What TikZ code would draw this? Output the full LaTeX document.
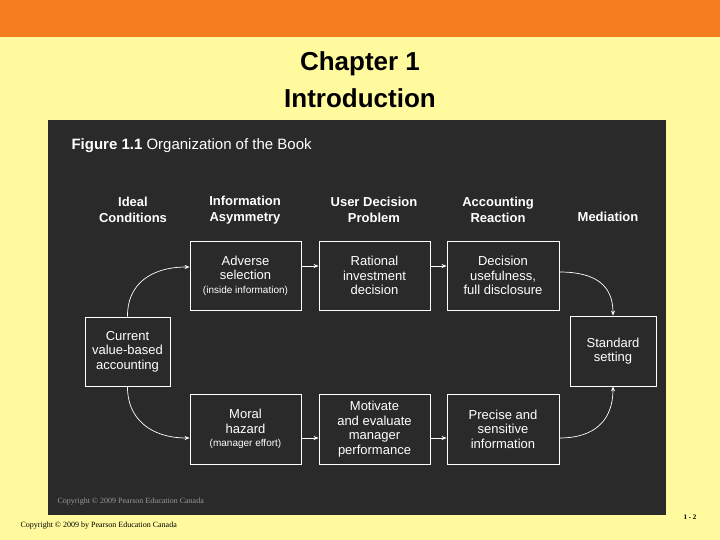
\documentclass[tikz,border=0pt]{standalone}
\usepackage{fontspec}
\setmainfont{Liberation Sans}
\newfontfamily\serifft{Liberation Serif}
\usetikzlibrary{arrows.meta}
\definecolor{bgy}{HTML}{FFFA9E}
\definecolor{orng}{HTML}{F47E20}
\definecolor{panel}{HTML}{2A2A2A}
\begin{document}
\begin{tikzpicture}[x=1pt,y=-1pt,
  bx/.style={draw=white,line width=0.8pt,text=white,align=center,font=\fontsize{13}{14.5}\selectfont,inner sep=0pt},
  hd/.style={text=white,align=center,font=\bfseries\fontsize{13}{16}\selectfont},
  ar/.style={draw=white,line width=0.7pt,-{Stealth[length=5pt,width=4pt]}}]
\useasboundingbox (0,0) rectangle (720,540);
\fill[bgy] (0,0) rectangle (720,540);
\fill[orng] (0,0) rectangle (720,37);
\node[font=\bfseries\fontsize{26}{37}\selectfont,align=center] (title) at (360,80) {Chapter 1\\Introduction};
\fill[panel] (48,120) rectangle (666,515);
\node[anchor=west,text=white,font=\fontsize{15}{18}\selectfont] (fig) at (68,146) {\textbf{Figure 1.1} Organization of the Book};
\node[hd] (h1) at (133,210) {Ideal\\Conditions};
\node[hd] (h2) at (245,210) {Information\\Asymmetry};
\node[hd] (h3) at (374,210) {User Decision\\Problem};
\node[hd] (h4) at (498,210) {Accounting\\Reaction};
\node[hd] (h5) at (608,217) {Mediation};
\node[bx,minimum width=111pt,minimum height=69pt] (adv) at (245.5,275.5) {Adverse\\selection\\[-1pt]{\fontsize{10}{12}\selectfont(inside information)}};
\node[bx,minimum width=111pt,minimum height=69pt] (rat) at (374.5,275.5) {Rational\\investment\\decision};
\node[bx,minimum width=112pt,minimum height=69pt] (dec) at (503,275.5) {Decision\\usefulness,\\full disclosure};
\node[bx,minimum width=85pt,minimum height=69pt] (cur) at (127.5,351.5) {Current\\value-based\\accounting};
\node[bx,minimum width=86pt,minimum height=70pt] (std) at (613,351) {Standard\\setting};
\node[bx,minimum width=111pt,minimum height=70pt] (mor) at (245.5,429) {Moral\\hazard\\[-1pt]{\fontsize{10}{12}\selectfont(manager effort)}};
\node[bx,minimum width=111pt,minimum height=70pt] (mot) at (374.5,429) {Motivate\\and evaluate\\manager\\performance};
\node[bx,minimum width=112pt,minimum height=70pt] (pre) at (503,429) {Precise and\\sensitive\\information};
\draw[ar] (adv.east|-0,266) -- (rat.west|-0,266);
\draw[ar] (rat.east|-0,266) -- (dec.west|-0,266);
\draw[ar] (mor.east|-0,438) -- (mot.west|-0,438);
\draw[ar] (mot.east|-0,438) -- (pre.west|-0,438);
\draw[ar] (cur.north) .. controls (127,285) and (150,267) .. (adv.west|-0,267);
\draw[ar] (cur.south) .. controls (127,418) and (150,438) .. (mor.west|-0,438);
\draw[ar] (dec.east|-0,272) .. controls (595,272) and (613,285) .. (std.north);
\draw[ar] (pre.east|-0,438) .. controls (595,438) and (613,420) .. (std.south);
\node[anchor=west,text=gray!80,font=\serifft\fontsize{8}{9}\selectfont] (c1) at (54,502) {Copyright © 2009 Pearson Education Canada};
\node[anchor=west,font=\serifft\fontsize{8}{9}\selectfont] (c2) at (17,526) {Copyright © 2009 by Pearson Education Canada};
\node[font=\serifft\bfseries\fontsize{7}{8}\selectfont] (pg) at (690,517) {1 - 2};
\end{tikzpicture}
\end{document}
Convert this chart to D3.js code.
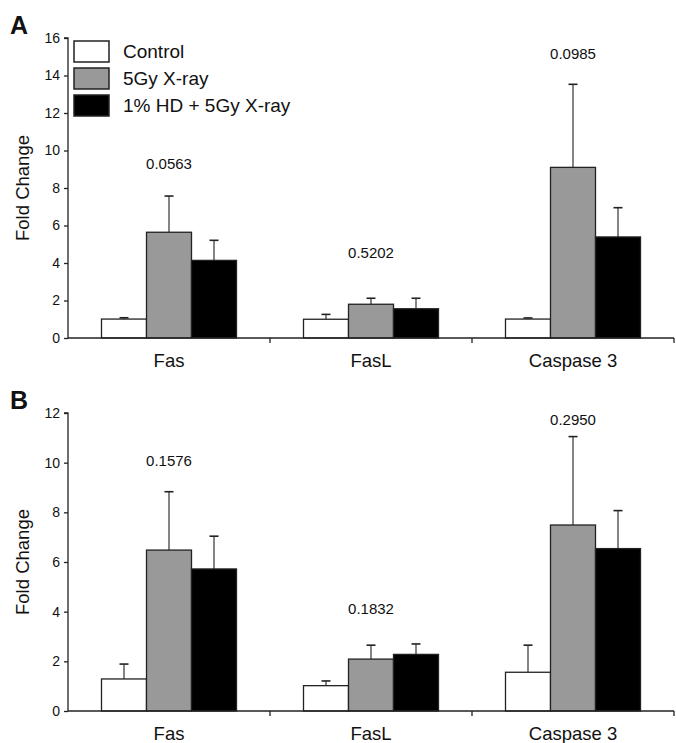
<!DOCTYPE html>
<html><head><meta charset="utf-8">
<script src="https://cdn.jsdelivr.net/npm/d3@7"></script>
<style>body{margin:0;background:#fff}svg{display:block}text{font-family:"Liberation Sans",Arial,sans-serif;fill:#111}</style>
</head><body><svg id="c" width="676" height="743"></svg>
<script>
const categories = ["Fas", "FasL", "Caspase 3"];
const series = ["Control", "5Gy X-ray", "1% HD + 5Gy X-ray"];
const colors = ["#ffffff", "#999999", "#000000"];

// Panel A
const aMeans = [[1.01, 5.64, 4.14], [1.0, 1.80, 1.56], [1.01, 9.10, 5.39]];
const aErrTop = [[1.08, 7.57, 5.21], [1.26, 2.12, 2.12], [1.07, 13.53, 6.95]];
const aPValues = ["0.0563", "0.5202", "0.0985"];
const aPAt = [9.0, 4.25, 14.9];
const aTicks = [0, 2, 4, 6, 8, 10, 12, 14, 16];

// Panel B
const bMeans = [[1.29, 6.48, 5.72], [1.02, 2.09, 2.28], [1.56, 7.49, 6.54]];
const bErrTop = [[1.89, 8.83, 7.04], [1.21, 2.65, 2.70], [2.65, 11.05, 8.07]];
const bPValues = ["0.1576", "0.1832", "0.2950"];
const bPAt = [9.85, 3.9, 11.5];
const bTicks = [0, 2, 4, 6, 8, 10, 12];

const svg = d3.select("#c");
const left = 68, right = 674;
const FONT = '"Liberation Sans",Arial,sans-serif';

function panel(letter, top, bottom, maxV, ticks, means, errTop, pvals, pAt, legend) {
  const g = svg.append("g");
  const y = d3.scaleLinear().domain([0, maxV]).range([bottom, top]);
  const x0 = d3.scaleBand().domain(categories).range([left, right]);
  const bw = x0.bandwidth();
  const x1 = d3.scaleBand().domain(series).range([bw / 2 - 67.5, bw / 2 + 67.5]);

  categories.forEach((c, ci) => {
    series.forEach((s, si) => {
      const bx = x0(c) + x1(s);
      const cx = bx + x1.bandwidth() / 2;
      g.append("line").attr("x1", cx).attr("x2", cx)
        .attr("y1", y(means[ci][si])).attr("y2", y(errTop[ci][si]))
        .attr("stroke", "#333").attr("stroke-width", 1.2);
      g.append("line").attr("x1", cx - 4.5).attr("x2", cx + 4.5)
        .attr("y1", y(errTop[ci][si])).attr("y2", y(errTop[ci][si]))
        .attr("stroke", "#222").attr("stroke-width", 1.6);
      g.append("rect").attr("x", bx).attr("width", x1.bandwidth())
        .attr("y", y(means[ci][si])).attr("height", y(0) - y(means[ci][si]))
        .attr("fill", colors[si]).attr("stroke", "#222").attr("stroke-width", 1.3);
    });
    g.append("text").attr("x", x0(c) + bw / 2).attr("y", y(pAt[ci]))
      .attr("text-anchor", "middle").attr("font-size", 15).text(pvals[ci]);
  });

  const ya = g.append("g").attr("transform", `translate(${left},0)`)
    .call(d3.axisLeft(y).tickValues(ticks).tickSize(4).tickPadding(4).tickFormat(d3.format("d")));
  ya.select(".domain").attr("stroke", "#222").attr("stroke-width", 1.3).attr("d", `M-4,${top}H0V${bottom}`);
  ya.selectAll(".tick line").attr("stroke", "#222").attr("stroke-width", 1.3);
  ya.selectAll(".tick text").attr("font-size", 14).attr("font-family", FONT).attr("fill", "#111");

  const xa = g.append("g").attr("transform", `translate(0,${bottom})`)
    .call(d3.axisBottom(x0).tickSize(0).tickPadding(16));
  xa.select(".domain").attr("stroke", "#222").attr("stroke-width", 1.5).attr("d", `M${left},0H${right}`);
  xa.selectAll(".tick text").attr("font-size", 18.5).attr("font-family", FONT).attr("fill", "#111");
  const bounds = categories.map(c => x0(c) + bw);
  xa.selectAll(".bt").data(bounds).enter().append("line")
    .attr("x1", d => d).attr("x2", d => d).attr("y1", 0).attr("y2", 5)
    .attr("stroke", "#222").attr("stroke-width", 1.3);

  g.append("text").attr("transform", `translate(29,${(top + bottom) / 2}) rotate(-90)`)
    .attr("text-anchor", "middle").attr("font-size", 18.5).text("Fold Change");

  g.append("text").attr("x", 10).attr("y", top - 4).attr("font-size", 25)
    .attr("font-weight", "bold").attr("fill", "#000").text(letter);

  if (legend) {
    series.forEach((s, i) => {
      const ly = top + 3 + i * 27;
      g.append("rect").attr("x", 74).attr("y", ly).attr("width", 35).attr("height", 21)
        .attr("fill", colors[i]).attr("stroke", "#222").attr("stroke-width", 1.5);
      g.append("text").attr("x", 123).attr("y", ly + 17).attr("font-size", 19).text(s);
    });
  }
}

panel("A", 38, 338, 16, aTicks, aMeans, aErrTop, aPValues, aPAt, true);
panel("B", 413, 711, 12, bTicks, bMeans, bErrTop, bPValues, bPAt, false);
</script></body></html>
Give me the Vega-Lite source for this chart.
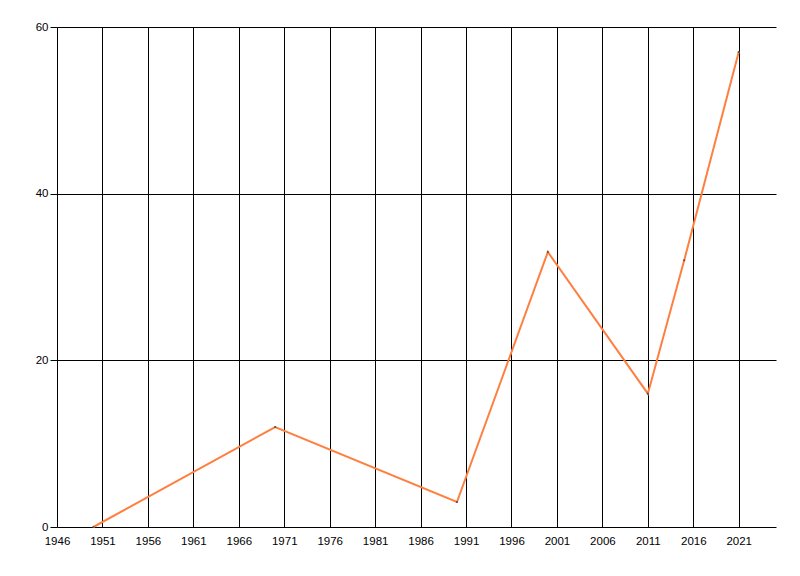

####################

Problem description =
Write out word for word the lines above that run from the one with "Convert this chart to D3.js code." to the one with "12, 14, 16];". Include both end lines; exclude the images.

The reply =
Convert this chart to D3.js code.
<!DOCTYPE html>
<html><head><meta charset="utf-8">
<script src="https://cdn.jsdelivr.net/npm/d3@7"></script>
<style>body{margin:0;background:#fff}svg{display:block}text{font-family:"Liberation Sans",Arial,sans-serif;fill:#111}</style>
</head><body><svg id="c" width="676" height="743"></svg>
<script>
const categories = ["Fas", "FasL", "Caspase 3"];
const series = ["Control", "5Gy X-ray", "1% HD + 5Gy X-ray"];
const colors = ["#ffffff", "#999999", "#000000"];

// Panel A
const aMeans = [[1.01, 5.64, 4.14], [1.0, 1.80, 1.56], [1.01, 9.10, 5.39]];
const aErrTop = [[1.08, 7.57, 5.21], [1.26, 2.12, 2.12], [1.07, 13.53, 6.95]];
const aPValues = ["0.0563", "0.5202", "0.0985"];
const aPAt = [9.0, 4.25, 14.9];
const aTicks = [0, 2, 4, 6, 8, 10, 12, 14, 16];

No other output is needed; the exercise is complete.